Exercise description:
Starting at the first line of the entries below, restate each line exactly until you reach the line with "a_yticks = [0, 50, 100, 150, 200, 250, 300, 350]", and print that one too. Leave the pictures out and stop there.

Entries with chart source code
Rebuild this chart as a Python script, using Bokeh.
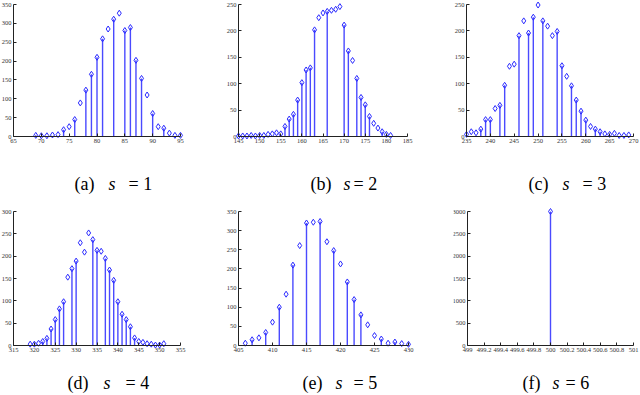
from bokeh.plotting import figure
from bokeh.layouts import column, row
from bokeh.models import Range1d, FixedTicker, Label
from bokeh.embed import file_html
from bokeh.resources import INLINE

# ---------------- data ----------------
# (a) s = 1
a_stem_x = [69, 74, 76, 78, 79, 80, 81, 83, 85, 86, 87, 88, 90, 92]
a_stem_y = [3, 18, 45, 123, 165, 210, 259, 311, 281, 289, 202, 154, 61, 22]
a_dot_x = [70, 71, 72, 73, 75, 77, 82, 84, 89, 91, 93, 94, 95]
a_dot_y = [2, 2, 4, 5, 26, 89, 285, 327, 110, 26, 9, 3, 3]
a_xticks = [65, 70, 75, 80, 85, 90, 95]
a_yticks = [0, 50, 100, 150, 200, 250, 300, 350]

# (b) s = 2
b_stem_x = [148, 156, 157, 158, 159, 160, 161, 162, 163, 166, 170, 171, 173, 174, 175, 176, 179]
b_stem_y = [2, 19, 33, 42, 69, 102, 126, 130, 202, 237, 211, 162, 110, 74, 60, 38, 9]
b_dot_x = [145, 146, 147, 149, 150, 151, 152, 153, 154, 155, 164, 165, 167, 168, 169, 172, 177, 178, 180, 181]
b_dot_y = [1, 1, 1, 1, 2, 2, 4, 5, 7, 5, 225, 234, 239, 241, 246, 144, 25, 16, 4, 2]
b_xticks = [145, 150, 155, 160, 165, 170, 175, 180, 185]
b_yticks = [0, 50, 100, 150, 200, 250]

# (c) s = 3
c_stem_x = [238, 239, 240, 242, 243, 246, 248, 249, 251, 254, 255, 257, 258, 259, 260, 262, 263]
c_stem_y = [14, 32, 32, 59, 97, 191, 196, 226, 219, 199, 134, 96, 69, 48, 31, 14, 9]
c_dot_x = [235, 236, 237, 241, 244, 245, 247, 250, 252, 253, 256, 261, 264, 265, 266, 267, 268, 269]
c_dot_y = [4, 9, 7, 53, 133, 137, 219, 249, 209, 191, 114, 19, 5, 4, 6, 2, 2, 3]
c_xticks = [235, 240, 245, 250, 255, 260, 265, 270]
c_yticks = [0, 50, 100, 150, 200, 250]

# (d) s = 4
d_stem_x = [322, 323, 324, 325, 326, 327, 329, 330, 334, 335, 337, 338, 339, 340, 341, 342, 343, 344]
d_stem_y = [9, 16, 37, 58, 82, 98, 172, 189, 237, 213, 195, 169, 146, 98, 70, 58, 42, 17]
d_dot_x = [319, 320, 321, 328, 331, 332, 333, 336, 345, 346, 347, 348, 349, 350, 351]
d_dot_y = [3, 3, 5, 153, 230, 209, 252, 211, 9, 7, 4, 3, 1, 1, 4]
d_xticks = [315, 320, 325, 330, 335, 340, 345, 350, 355]
d_yticks = [0, 50, 100, 150, 200, 250, 300]

# (e) s = 5
e_stem_x = [407, 409, 411, 413, 415, 417, 419, 421, 422, 423, 426, 428, 430]
e_stem_y = [15, 34, 100, 210, 320, 324, 248, 166, 120, 80, 17, 9, 3]
e_dot_x = [406, 408, 410, 412, 414, 416, 418, 420, 424, 425, 427, 429]
e_dot_y = [6, 20, 61, 134, 261, 322, 271, 213, 54, 26, 6, 5]
e_xticks = [405, 410, 415, 420, 425, 430]
e_yticks = [0, 50, 100, 150, 200, 250, 300, 350]

# (f) s = 6
f_stem_x = [500]
f_stem_y = [3000]
f_dot_x = []
f_dot_y = []
f_xticks = [499, 499.2, 499.4, 499.6, 499.8, 500, 500.2, 500.4, 500.6, 500.8, 501]
f_xtick_labels = ["499", "499.2", "499.4", "499.6", "499.8", "500", "500.2", "500.4", "500.6", "500.8", "501"]
f_yticks = [0, 500, 1000, 1500, 2000, 2500, 3000]

captions = [("(a)", "s", "= 1"), ("(b)", "s", "= 2"), ("(c)", "s", "= 3"),
            ("(d)", "s", "= 4"), ("(e)", "s", "= 5"), ("(f)", "s", "= 6")]

STEM = "#4a4aff"
MARK = "#2a2aff"
SERIF = "Liberation Serif"


def panel(stem_x, stem_y, dot_x, dot_y, xticks, yticks, xlabels,
          W, H, L, R, T, Z, cap, cap_x, cap_base):
    """W,H canvas size; L,R pixel x of axis ends; T,Z pixel y of top tick and zero line."""
    x0, x1 = xticks[0], xticks[-1]
    ymax = yticks[-1]
    dpx = (x1 - x0) / (R - L)
    dpy = ymax / (Z - T)
    p = figure(width=W, height=H, output_backend="svg", toolbar_location=None,
               x_range=Range1d(x0 - L * dpx, x1 + (W - R) * dpx),
               y_range=Range1d(-(H - Z) * dpy, ymax + T * dpy))
    p.min_border = 0
    p.min_border_left = 0
    p.min_border_right = 0
    p.min_border_top = 0
    p.min_border_bottom = 0
    p.outline_line_color = None
    p.xgrid.visible = False
    p.ygrid.visible = False
    p.background_fill_color = "white"
    p.border_fill_color = "white"

    p.segment(x0=stem_x, y0=[0] * len(stem_x), x1=stem_x, y1=stem_y,
              line_color=STEM, line_width=1.4)
    p.scatter(stem_x, stem_y, marker="diamond", size=6, fill_color=None,
              line_color=MARK, line_width=1)
    if dot_x:
        p.scatter(dot_x, dot_y, marker="diamond", size=6, fill_color=None,
                  line_color=MARK, line_width=1)

    for ax, ticks in ((p.xaxis[0], xticks), (p.yaxis[0], yticks)):
        ax.ticker = FixedTicker(ticks=ticks)
        ax.minor_tick_line_color = None
        ax.major_tick_in = 3
        ax.major_tick_out = 0
        ax.major_tick_line_color = "#222222"
        ax.axis_line_color = "#222222"
        ax.major_label_text_font = SERIF
        ax.major_label_text_font_size = "6.5px"
        ax.major_label_text_color = "#333333"
        ax.major_label_standoff = 2
    p.xaxis[0].fixed_location = 0
    p.xaxis[0].bounds = (x0, x1)
    p.yaxis[0].fixed_location = x0
    p.yaxis[0].bounds = (0, ymax)
    if xlabels is not None:
        p.xaxis[0].major_label_overrides = {t: s for t, s in zip(xticks, xlabels)}

    cap_y = -(cap_base - Z) * dpy
    parts = [(cap[0], "normal"), (cap[1], "italic"), (cap[2], "normal")]
    for (txt, style), xx in zip(parts, cap_x):
        p.add_layout(Label(x=xx, y=cap_y, x_units="screen", y_units="data", text=txt,
                           text_font=SERIF, text_font_size="18px", text_font_style=style,
                           text_color="black", text_baseline="alphabetic", text_align="left"))
    return p


# row 1: canvas height 200 ; row 2: canvas height 194 (starts at page y 200)
pa = panel(a_stem_x, a_stem_y, a_dot_x, a_dot_y, a_xticks, a_yticks, None,
           225, 200, 13, 180, 4, 136, captions[0], [74, 108, 128], 183)
pb = panel(b_stem_x, b_stem_y, b_dot_x, b_dot_y, b_xticks, b_yticks, None,
           228, 200, 13, 182, 4, 136, captions[1], [85, 118, 128], 183)
pc = panel(c_stem_x, c_stem_y, c_dot_x, c_dot_y, c_xticks, c_yticks, None,
           186, 200, 13, 180, 4, 136, captions[2], [75, 109, 129], 183)

pd = panel(d_stem_x, d_stem_y, d_dot_x, d_dot_y, d_xticks, d_yticks, None,
           225, 194, 13, 180, 11, 145, captions[3], [67, 103, 125], 182)
pe = panel(e_stem_x, e_stem_y, e_dot_x, e_dot_y, e_xticks, e_yticks, None,
           228, 194, 13, 183, 11, 145, captions[4], [77, 110, 128], 182)
pf = panel(f_stem_x, f_stem_y, f_dot_x, f_dot_y, f_xticks, f_yticks, f_xtick_labels,
           186, 194, 14, 180, 11, 145, captions[5], [69, 99, 112], 182)

layout = column(row(pa, pb, pc), row(pd, pe, pf))
open("out.html", "w").write(file_html(layout, INLINE))
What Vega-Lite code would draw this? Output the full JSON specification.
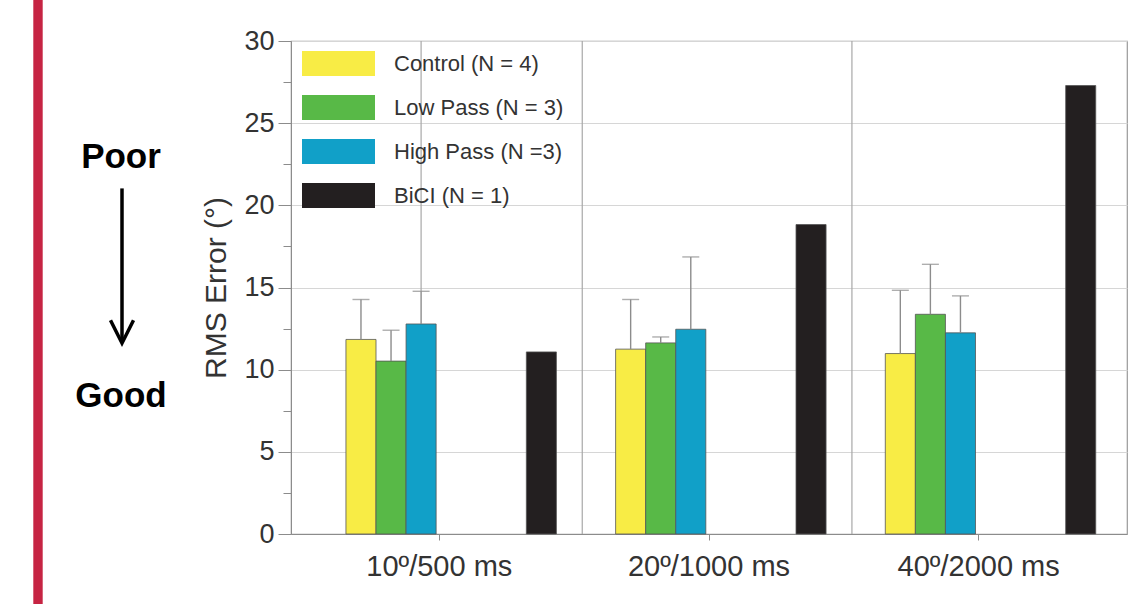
{
  "$schema": "https://vega.github.io/schema/vega-lite/v6.json",
  "width": 836,
  "height": 493,
  "autosize": {"type": "none"},
  "padding": {"left": 291, "top": 41, "right": 4, "bottom": 70},
  "background": "white",
  "config": {
    "font": "Liberation Sans",
    "view": {"stroke": "#9a9a9a", "strokeWidth": 1.2}
  },
  "datasets": {
    "bars": [
      {"cond": "10º/500 ms", "grp": "Control (N = 4)", "rms": 11.84, "hi": 14.27},
      {"cond": "10º/500 ms", "grp": "Low Pass (N = 3)", "rms": 10.52, "hi": 12.40},
      {"cond": "10º/500 ms", "grp": "High Pass (N =3)", "rms": 12.78, "hi": 14.77},
      {"cond": "10º/500 ms", "grp": "BiCI (N = 1)", "rms": 11.08, "hi": null},
      {"cond": "20º/1000 ms", "grp": "Control (N = 4)", "rms": 11.25, "hi": 14.27},
      {"cond": "20º/1000 ms", "grp": "Low Pass (N = 3)", "rms": 11.63, "hi": 11.99},
      {"cond": "20º/1000 ms", "grp": "High Pass (N =3)", "rms": 12.46, "hi": 16.86},
      {"cond": "20º/1000 ms", "grp": "BiCI (N = 1)", "rms": 18.83, "hi": null},
      {"cond": "40º/2000 ms", "grp": "Control (N = 4)", "rms": 10.98, "hi": 14.83},
      {"cond": "40º/2000 ms", "grp": "Low Pass (N = 3)", "rms": 13.37, "hi": 16.41},
      {"cond": "40º/2000 ms", "grp": "High Pass (N =3)", "rms": 12.24, "hi": 14.49},
      {"cond": "40º/2000 ms", "grp": "BiCI (N = 1)", "rms": 27.29, "hi": null}
    ],
    "separators": [{"cond": "20º/1000 ms"}, {"cond": "40º/2000 ms"}],
    "stray": [{"cond": "10º/500 ms", "grp": "High Pass (N =3)", "rms": 14.77, "hi": 30}],
    "notes": [{"label": "Poor", "rms": 22.95}, {"label": "Good", "rms": 8.4}]
  },
  "layer": [
    {
      "layer": [
        {
          "data": {"name": "separators"},
          "mark": {"type": "rule", "color": "#a8a8a8", "strokeWidth": 1.2},
          "encoding": {
            "x": {"field": "cond", "type": "nominal", "bandPosition": 0.03,
                  "scale": {"domain": ["10º/500 ms", "20º/1000 ms", "40º/2000 ms"], "paddingInner": 0, "paddingOuter": 0.05}}
          }
        },
        {
          "data": {"name": "stray"},
          "mark": {"type": "rule", "color": "#a8a8a8", "strokeWidth": 1.2},
          "encoding": {
            "x": {"field": "cond", "type": "nominal"},
            "xOffset": {"field": "grp", "type": "nominal"},
            "y": {"field": "rms", "type": "quantitative", "scale": {"domain": [0, 30]}},
            "y2": {"field": "hi"}
          }
        },
        {
          "data": {"name": "bars"},
          "mark": {"type": "bar", "stroke": "#555555", "strokeWidth": 0.8},
          "encoding": {
            "x": {
              "field": "cond", "type": "nominal",
              "scale": {"domain": ["10º/500 ms", "20º/1000 ms", "40º/2000 ms"], "paddingInner": 0, "paddingOuter": 0.05},
              "axis": {
                "title": null, "labelAngle": 0, "labelAlign": "center", "labelBaseline": "top",
                "labelFontSize": 29, "labelColor": "#333333",
                "tickSize": 6, "labelPadding": 12, "domainColor": "#8c8c8c", "tickColor": "#8c8c8c",
                "grid": false, "labelLimit": 400
              }
            },
            "xOffset": {
              "field": "grp", "type": "nominal",
              "scale": {
                "domain": ["Control (N = 4)", "Low Pass (N = 3)", "High Pass (N =3)", "gap1", "gap2", "gap3", "BiCI (N = 1)"],
                "paddingInner": 0, "paddingOuter": 0.985, "align": 0.7
              }
            },
            "y": {
              "field": "rms", "type": "quantitative",
              "scale": {"domain": [0, 30], "nice": false},
              "axis": {
                "title": "RMS Error (°)",
                "values": [0, 2.5, 5, 7.5, 10, 12.5, 15, 17.5, 20, 22.5, 25, 27.5, 30],
                "labelExpr": "datum.value % 5 === 0 ? datum.label : ''",
                "tickSize": {"condition": {"test": "datum.value % 5 === 0", "value": 13}, "value": 8},
                "gridOpacity": {"condition": {"test": "datum.value % 5 === 0", "value": 1}, "value": 0},
                "gridColor": "#d6d6d6", "gridWidth": 1.2,
                "labelFontSize": 27, "labelColor": "#333333", "labelPadding": 4,
                "titleFontSize": 30, "titleColor": "#333333", "titleFontWeight": "normal", "titlePadding": 12,
                "domainColor": "#8c8c8c", "tickColor": "#8c8c8c"
              }
            },
            "color": {
              "field": "grp", "type": "nominal",
              "scale": {
                "domain": ["Control (N = 4)", "Low Pass (N = 3)", "High Pass (N =3)", "BiCI (N = 1)"],
                "range": ["#F8EC45", "#58B947", "#11A0C8", "#231F20"]
              },
              "legend": {
                "title": null, "orient": "none", "legendX": 35, "legendY": 10,
                "symbolType": "M-2.92,-1H2.92V1H-2.92Z", "symbolSize": 625,
                "symbolStrokeWidth": 0, "symbolOpacity": 1,
                "labelFontSize": 22, "labelColor": "#333333", "labelOffset": 43, "labelLimit": 400,
                "labelBaseline": "middle",
                "rowPadding": 19, "padding": 0
              }
            }
          }
        },
        {
          "data": {"name": "bars"},
          "transform": [{"filter": "isValid(datum.hi)"}],
          "mark": {"type": "rule", "color": "#8c8c8c", "strokeWidth": 1.4},
          "encoding": {
            "x": {"field": "cond", "type": "nominal"},
            "xOffset": {"field": "grp", "type": "nominal"},
            "y": {"field": "rms", "type": "quantitative", "scale": {"domain": [0, 30]}},
            "y2": {"field": "hi"}
          }
        },
        {
          "data": {"name": "bars"},
          "transform": [{"filter": "isValid(datum.hi)"}],
          "mark": {"type": "tick", "color": "#8c8c8c", "thickness": 1.4, "size": 17},
          "encoding": {
            "x": {"field": "cond", "type": "nominal"},
            "xOffset": {"field": "grp", "type": "nominal"},
            "y": {"field": "hi", "type": "quantitative", "scale": {"domain": [0, 30]}}
          }
        }
      ]
    },
    {
      "layer": [
        {
          "data": {"values": [{}]},
          "mark": {"type": "rule", "color": "#C62443", "strokeWidth": 9.4},
          "encoding": {
            "x": {"datum": -253, "type": "quantitative", "scale": {"domain": [0, 836], "nice": false, "zero": false}, "axis": null},
            "y": {"datum": -4.6, "type": "quantitative", "scale": {"domain": [0, 30]}},
            "y2": {"datum": 32.7}
          }
        },
        {
          "data": {"name": "notes"},
          "mark": {"type": "text", "fontSize": 35, "fontWeight": "bold", "color": "#000000", "align": "center", "baseline": "middle"},
          "encoding": {
            "x": {"datum": -170, "type": "quantitative"},
            "y": {"field": "rms", "type": "quantitative", "scale": {"domain": [0, 30]}},
            "text": {"field": "label"}
          }
        },
        {
          "data": {"values": [{}]},
          "mark": {"type": "rule", "color": "#000000", "strokeWidth": 3.5},
          "encoding": {
            "x": {"datum": -169, "type": "quantitative"},
            "y": {"datum": 21.03, "type": "quantitative", "scale": {"domain": [0, 30]}},
            "y2": {"datum": 11.75}
          }
        },
        {
          "data": {"values": [{}]},
          "mark": {"type": "point", "shape": "M-1,-2L0,0L1,-2", "size": 529, "filled": false, "color": "#000000", "strokeWidth": 3.5, "opacity": 1},
          "encoding": {
            "x": {"datum": -169, "type": "quantitative"},
            "y": {"datum": 11.61, "type": "quantitative", "scale": {"domain": [0, 30]}}
          }
        }
      ]
    }
  ],
  "resolve": {"scale": {"x": "independent"}}
}
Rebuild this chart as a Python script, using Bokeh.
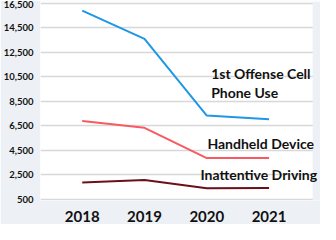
from bokeh.plotting import figure
from bokeh.models import Label, FixedTicker, Range1d, NumeralTickFormatter, BoxAnnotation
from bokeh.embed import file_html
from bokeh.resources import INLINE

years = [2018, 2019, 2020, 2021]
cell_phone = [15900, 13600, 7350, 7050]
handheld = [6900, 6350, 3880, 3880]
inattentive = [1880, 2100, 1420, 1430]
y_ticks = [500, 2500, 4500, 6500, 8500, 10500, 12500, 14500, 16500]
series_labels = ["1st Offense Cell", "Phone Use", "Handheld Device", "Inattentive Driving"]

BG = "#edf1f5"
FONT = "Lato"

p = figure(width=320, height=224, output_backend="svg", toolbar_location=None,
           x_range=Range1d(2017.33, 2021.826), y_range=Range1d(420, 16650),
           min_border_left=0, min_border_right=0, min_border_top=1, min_border_bottom=0)
p.background_fill_color = "white"
p.border_fill_color = BG
p.outline_line_color = None

p.line(years, cell_phone, line_color="#1f97e6", line_width=2)
p.line(years, handheld, line_color="#f85a62", line_width=2)
p.line(years, inattentive, line_color="#6b1019", line_width=2)

p.xgrid.grid_line_color = None
p.ygrid.grid_line_color = "#d8d8d8"
p.ygrid.grid_line_width = 1.5

p.yaxis.ticker = FixedTicker(ticks=y_ticks)
p.yaxis.formatter = NumeralTickFormatter(format="0,0")
p.xaxis.ticker = FixedTicker(ticks=years)
for ax in (p.xaxis, p.yaxis):
    ax.axis_line_color = None
    ax.major_tick_line_color = None
    ax.minor_tick_line_color = None
    ax.major_label_text_font = FONT
    ax.major_label_text_font_style = "bold"
    ax.major_label_text_color = "#111111"
p.yaxis.major_label_text_font_size = "9.5px"
p.yaxis.major_label_standoff = 1
p.xaxis.major_label_text_font_size = "15px"
p.xaxis.major_label_standoff = 4

# gray strip at the right of the white plot area
p.add_layout(BoxAnnotation(left=2021.70, fill_color=BG, fill_alpha=1, line_color=None))

label_pos = [(2020.07, 10800), (2020.07, 9250), (2020.01, 5050), (2019.90, 2520)]
for txt, (lx, ly) in zip(series_labels, label_pos):
    p.add_layout(Label(x=lx, y=ly, text=txt, text_font=FONT, text_font_style="bold",
                       text_font_size="14px", text_color="#111111", text_baseline="middle"))

html = file_html(p, INLINE)
html = html.replace("<body>", '<body style="background:%s">' % BG, 1)
open("out.html", "w").write(html)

Output of the exercise:
Rebuild this chart as a Python script, using Bokeh.
from bokeh.plotting import figure
from bokeh.layouts import column, row
from bokeh.models import Range1d, FixedTicker, Label
from bokeh.embed import file_html
from bokeh.resources import INLINE

# ---------------- data ----------------
# (a) s = 1
a_stem_x = [69, 74, 76, 78, 79, 80, 81, 83, 85, 86, 87, 88, 90, 92]
a_stem_y = [3, 18, 45, 123, 165, 210, 259, 311, 281, 289, 202, 154, 61, 22]
a_dot_x = [70, 71, 72, 73, 75, 77, 82, 84, 89, 91, 93, 94, 95]
a_dot_y = [2, 2, 4, 5, 26, 89, 285, 327, 110, 26, 9, 3, 3]
a_xticks = [65, 70, 75, 80, 85, 90, 95]
a_yticks = [0, 50, 100, 150, 200, 250, 300, 350]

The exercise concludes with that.